Direction
Your task is to retype, word for word, the lines from the start of the data through the line holding "from matplotlib.lines import Line2D". Do not include the pictures.

Information provided
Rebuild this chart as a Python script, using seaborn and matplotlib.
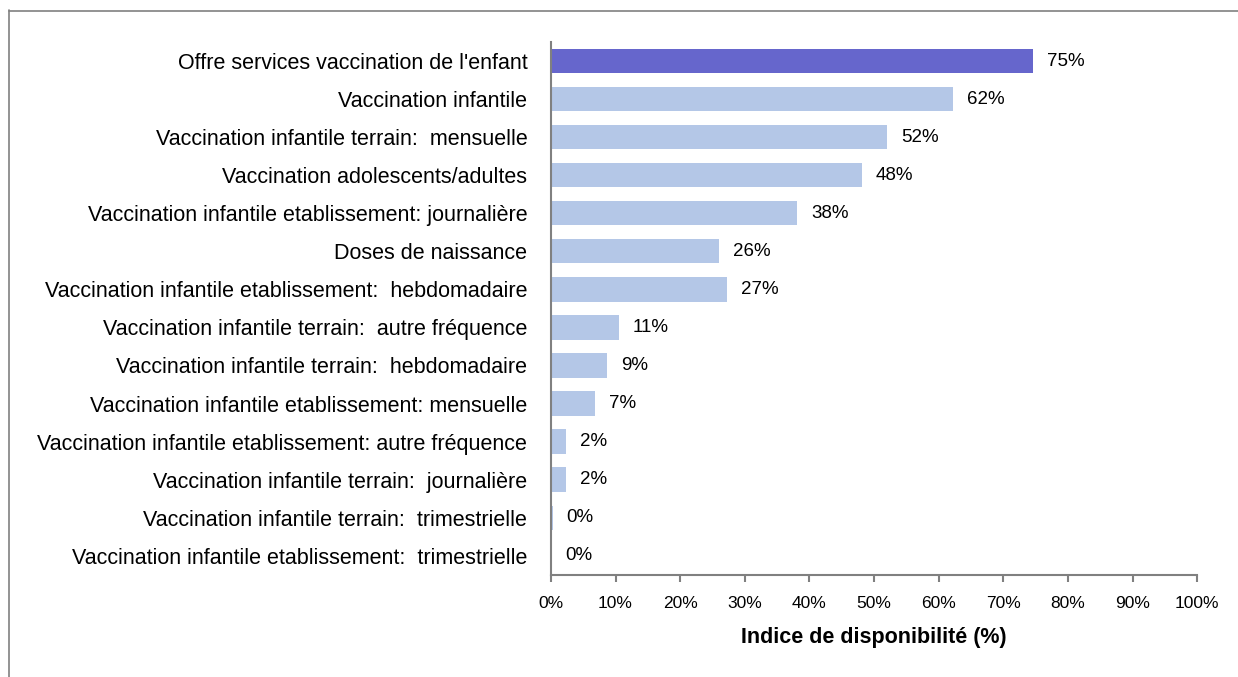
import matplotlib
matplotlib.use('Agg')
import matplotlib.pyplot as plt
import seaborn as sns
import pandas as pd
from matplotlib.ticker import PercentFormatter
from matplotlib.lines import Line2D

categories = [
    "Offre services vaccination de l'enfant",
    "Vaccination infantile",
    "Vaccination infantile terrain:  mensuelle",
    "Vaccination adolescents/adultes",
    "Vaccination infantile etablissement: journalière",
    "Doses de naissance",
    "Vaccination infantile etablissement:  hebdomadaire",
    "Vaccination infantile terrain:  autre fréquence",
    "Vaccination infantile terrain:  hebdomadaire",
    "Vaccination infantile etablissement: mensuelle",
    "Vaccination infantile etablissement: autre fréquence",
    "Vaccination infantile terrain:  journalière",
    "Vaccination infantile terrain:  trimestrielle",
    "Vaccination infantile etablissement:  trimestrielle",
]
values = [74.6, 62.2, 52.0, 48.1, 38.1, 26.0, 27.2, 10.5, 8.7, 6.8, 2.3, 2.3, 0.3, 0.0]
value_labels = ['75%', '62%', '52%', '48%', '38%', '26%', '27%', '11%', '9%', '7%', '2%', '2%', '0%', '0%']
highlight = "Offre services vaccination de l'enfant"

df = pd.DataFrame({'categorie': categories, 'valeur': values})
palette = {c: ('#6666CC' if c == highlight else '#B4C7E7') for c in categories}

sns.set_style('white')
plt.rcParams['font.family'] = ['Liberation Sans', 'DejaVu Sans']
plt.rcParams['text.color'] = 'black'
plt.rcParams['xtick.color'] = 'black'
plt.rcParams['ytick.color'] = 'black'
plt.rcParams['axes.labelcolor'] = 'black'

fig = plt.figure(figsize=(12.38, 6.77), dpi=100)
ax = fig.add_axes([0.445, 0.151, 0.522, 0.787])

sns.barplot(data=df, y='categorie', x='valeur', hue='categorie', palette=palette,
            order=categories, width=0.64, legend=False, ax=ax, saturation=1,
            linewidth=0)

for container, lab in zip(ax.containers, value_labels):
    ax.bar_label(container, labels=[lab], padding=10, fontsize=13.5, color='black')

ax.set_xlim(0, 100)
ax.set_ylim(len(categories) - 0.5, -0.5)
ax.set_xticks(range(0, 101, 10))
ax.xaxis.set_major_formatter(PercentFormatter(decimals=0))
ax.tick_params(axis='x', labelsize=12.5, length=5, width=1.5, color='#808080',
               labelcolor='black', direction='out', bottom=True, pad=10)
ax.tick_params(axis='y', labelsize=15.5, length=0, pad=17, labelcolor='black')
ax.set_ylabel('')
ax.set_xlabel('Indice de disponibilité (%)', fontsize=15.5, fontweight='bold', labelpad=12)

for s in ['top', 'right']:
    ax.spines[s].set_visible(False)
for s in ['left', 'bottom']:
    ax.spines[s].set_color('#808080')
    ax.spines[s].set_linewidth(1.5)

# figure frame (left and top edges)
fig.add_artist(Line2D([0.0075, 0.0075], [0.0, 0.985], transform=fig.transFigure, color='#808080', lw=1.2))
fig.add_artist(Line2D([0.0075, 1.0], [0.984, 0.984], transform=fig.transFigure, color='#808080', lw=1.2))

plt.savefig('out.png', dpi=100)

Exercise result
Rebuild this chart as a Python script, using seaborn and matplotlib.
import matplotlib
matplotlib.use('Agg')
import matplotlib.pyplot as plt
import seaborn as sns
import pandas as pd
from matplotlib.ticker import PercentFormatter
from matplotlib.lines import Line2D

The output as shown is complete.